Jason Young to present on ICT use in the arctic at Change Seminar

Jason Young will give a presentation, “Knowledge Politics Across Digital Divides: Environmental Change, Indigeneity, and Technology Use in the Arctic ,” to the UW Change seminar.

When: Tuesday, Feb 13th, 12-1pm, Lunch provided
Where: EEB 003

Abstract:
Scholarly excitement around ICTD projects has long been tempered by the recognition that digital divides prevent the effects of technologies from being equal for all peoples or across all places. The material infrastructures and educational requirements of these technologies often intersect with pre-existing political and socio-economic histories to reproduce inequality. The unit of analysis for most of this work has been the individual or the community, asking how digital divides shape who has access to technological empowerment.
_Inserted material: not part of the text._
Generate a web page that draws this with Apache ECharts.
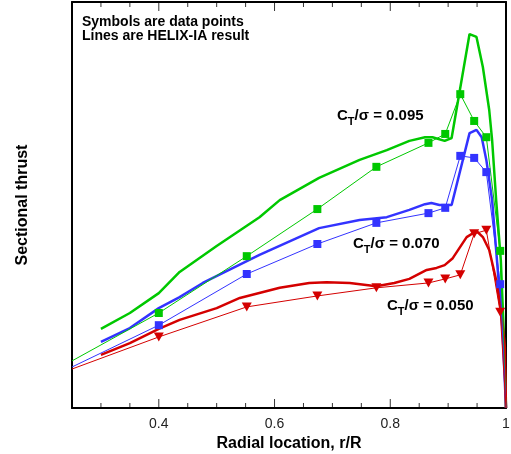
<!DOCTYPE html>
<html><head><meta charset="utf-8">
<script src="https://cdn.jsdelivr.net/npm/echarts@6/dist/echarts.min.js"></script>
<style>html,body{margin:0;padding:0;background:#fff}#c{width:511px;height:454px}</style>
</head><body><div id="c"></div>
<script>
// HELIX-IA result lines [r/R, thrust]
const helix095 = [[0.30,19.5],[0.35,23.4],[0.40,28.3],[0.436,33.5],[0.50,39.9],[0.574,47.0],[0.609,51.2],[0.677,56.7],[0.747,61.1],[0.794,63.5],[0.833,65.8],[0.86,66.7],[0.873,66.7],[0.894,65.8],[0.906,66.5],[0.937,92.1],[0.949,91.4],[0.96,84.0],[0.971,73.4],[0.976,66.0],[0.983,51.2],[0.991,36.5],[0.996,19.2],[1.0,0]];
const helix070 = [[0.30,16.3],[0.35,19.7],[0.40,24.6],[0.436,27.3],[0.476,30.8],[0.574,37.7],[0.677,44.3],[0.747,46.3],[0.794,47.0],[0.833,48.8],[0.86,50.2],[0.871,50.5],[0.885,50.0],[0.906,50.0],[0.937,67.7],[0.949,68.5],[0.958,66.7],[0.966,61.1],[0.976,51.2],[0.983,38.9],[0.994,19.2],[1.0,0]];
const helix050 = [[0.30,13.1],[0.35,16.0],[0.40,19.5],[0.436,21.7],[0.50,24.6],[0.54,27.1],[0.609,29.6],[0.66,30.8],[0.69,31.0],[0.73,30.8],[0.776,30.0],[0.807,30.8],[0.833,31.8],[0.863,34.0],[0.88,34.5],[0.894,35.2],[0.908,36.9],[0.932,42.1],[0.949,43.6],[0.96,42.1],[0.971,38.9],[0.983,31.5],[0.992,23.4],[0.998,15.0],[1.0,0]];
// Measured data points (first and last entries are line ends without symbols)
const data095 = [[0.25,11.6],[0.40,23.4],[0.552,37.4],[0.674,49.0],[0.776,59.4],[0.866,65.3],[0.895,67.5],[0.921,77.3],[0.945,70.7],[0.966,66.7],[0.990,38.7],[1.0,0]];
const data070 = [[0.25,10.1],[0.40,20.4],[0.552,33.0],[0.674,40.4],[0.776,45.6],[0.866,48.0],[0.895,49.3],[0.921,62.1],[0.945,61.6],[0.966,58.1],[0.990,30.5],[1.0,0]];
const data050 = [[0.25,9.6],[0.40,17.5],[0.552,24.9],[0.674,27.6],[0.776,29.6],[0.866,30.8],[0.895,31.8],[0.921,32.8],[0.945,42.9],[0.966,43.8],[0.990,23.6],[1.0,0]];
// Axis tick positions (every 0.05) and labelled majors
const tickValues = [0.30,0.35,0.40,0.45,0.50,0.55,0.60,0.65,0.70,0.75,0.80,0.85,0.90,0.95];
const majorTicks = [0.4,0.6,0.8,1.0];

const FONT = 'Liberation Sans, Arial, Helvetica, sans-serif';
const GREEN = '#00c800', BLUE = '#3333ff', RED = '#d40000';
const Y_MIN = 0, Y_MAX = 100;

function pts(arr){
  return arr.map((p,i)=> (i===0||i===arr.length-1) ? {value:p, symbol:'none'} : {value:p});
}
function isMajor(v){ return majorTicks.some(m=>Math.abs(m-v)<1e-6); }
function tickData(yv, dir){
  return tickValues.map(v=>{
    const len = isMajor(v) ? 9 : 5;
    return {value:[v, yv], symbolSize:[1, len], symbolOffset:[0, dir*len/2]};
  });
}
const tickSeriesBase = {type:'scatter', symbol:'rect', itemStyle:{color:'#000'}, silent:true, clip:false, z:4, emphasis:{disabled:true}};
const chart = echarts.init(document.getElementById('c'));
chart.setOption({
  animation:false,
  grid:{left:72, right:5, top:2, bottom:46, containLabel:false, outerBoundsMode:'none'},
  xAxis:[
    {type:'value', position:'bottom', min:0.25, max:1, interval:0.05,
     axisLine:{show:true, onZero:false, lineStyle:{color:'#000', width:2}},
     axisTick:{show:false},
     axisLabel:{show:true, margin:9, color:'#222', fontFamily:FONT, fontSize:14, showMinLabel:true, showMaxLabel:true, hideOverlap:false,
       formatter:v=> !isMajor(v) ? '' : (Math.abs(v-1)<1e-9 ? '1' : v.toFixed(1))},
     splitLine:{show:false},
     name:'Radial location, r/R', nameLocation:'middle', nameGap:18,
     nameTextStyle:{fontFamily:FONT, fontSize:16, fontWeight:'bold', color:'#000'}},
    {type:'value', position:'top', min:0.25, max:1, interval:0.05,
     axisLine:{show:true, onZero:false, lineStyle:{color:'#000', width:2}},
     axisTick:{show:false}, axisLabel:{show:false}, splitLine:{show:false}}
  ],
  yAxis:[
    {type:'value', position:'left', min:Y_MIN, max:Y_MAX, axisLine:{show:true,onZero:false,lineStyle:{color:'#000',width:2}}, axisTick:{show:false}, axisLabel:{show:false}, splitLine:{show:false},
     name:'Sectional thrust', nameLocation:'middle', nameGap:41, nameTextStyle:{fontFamily:FONT, fontSize:16, fontWeight:'bold', color:'#000'}},
    {type:'value', position:'right', min:Y_MIN, max:Y_MAX, axisLine:{show:true,onZero:false,lineStyle:{color:'#000',width:2}}, axisTick:{show:false}, axisLabel:{show:false}, splitLine:{show:false}}
  ],
  series:[
    Object.assign({}, tickSeriesBase, {data:tickData(Y_MIN, -1)}),
    Object.assign({}, tickSeriesBase, {data:tickData(Y_MAX, 1)}),
    {type:'line', data:helix095, symbol:'none', lineStyle:{color:GREEN, width:2.5}, z:2},
    {type:'line', data:helix070, symbol:'none', lineStyle:{color:BLUE, width:2.5}, z:2},
    {type:'line', data:helix050, symbol:'none', lineStyle:{color:RED, width:2.5}, z:2},
    {type:'line', data:pts(data095), symbol:'rect', symbolSize:8, itemStyle:{color:GREEN}, lineStyle:{color:GREEN, width:1}, z:3},
    {type:'line', data:pts(data070), symbol:'rect', symbolSize:8, itemStyle:{color:BLUE}, lineStyle:{color:BLUE, width:1}, z:3},
    {type:'line', data:pts(data050), symbol:'triangle', symbolRotate:180, symbolSize:[10,9], itemStyle:{color:RED}, lineStyle:{color:RED, width:1}, z:3}
  ],
  graphic:[
    {type:'text', x:82, y:15, style:{text:'Symbols are data points\nLines are HELIX-IA result', font:'bold 14px '+FONT, fill:'#000', lineHeight:14}},
    {type:'text', x:337, y:108, style:{text:'{c|C}{s|T}{c|/σ = 0.095}', rich:{c:{font:'bold 15px '+FONT, fill:'#000', lineHeight:15}, s:{font:'bold 11px '+FONT, fill:'#000', lineHeight:11, padding:[12,0,0,0]}}}},
    {type:'text', x:353, y:236, style:{text:'{c|C}{s|T}{c|/σ = 0.070}', rich:{c:{font:'bold 15px '+FONT, fill:'#000', lineHeight:15}, s:{font:'bold 11px '+FONT, fill:'#000', lineHeight:11, padding:[12,0,0,0]}}}},
    {type:'text', x:387, y:298, style:{text:'{c|C}{s|T}{c|/σ = 0.050}', rich:{c:{font:'bold 15px '+FONT, fill:'#000', lineHeight:15}, s:{font:'bold 11px '+FONT, fill:'#000', lineHeight:11, padding:[12,0,0,0]}}}}
  ]
});
</script></body></html>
I argue that this lens should be expanded to include an analysis of the broader implications that digital divides have for the visibility and legitimation of knowledge and value systems. Digital divides subtly shape what types of knowledge individuals can express once they do have access to digital spaces, and therefore have the potential to reproduce hierarchies in terms of what knowledge systems drive development processes. I ground this argument in a case study of how Inuit, an Indigenous people of the Arctic, have engaged with digital technologies in Canada. Inuit increasingly have access to the Internet, and have used that access to push for increased representation of their views within discussions of environmental management. However, I find that a wide range of material inequalities and digital practices have minimized the ability of Inuit to fully express perspectives that are rooted in their Indigenous knowledge system. To make their claims heard within digital spaces, they must instead translate their knowledge to fit within Western framings of the environment. These assimilatory processes not only reproduce colonial representations of the Arctic within digital spaces, but also reinforce colonial hierarchies within broader processes of environmental management and Arctic governance. Findings from this research have important implications for understanding the potentials and limitations of digital technologies for supporting the co-production of knowledge across different epistemological systems.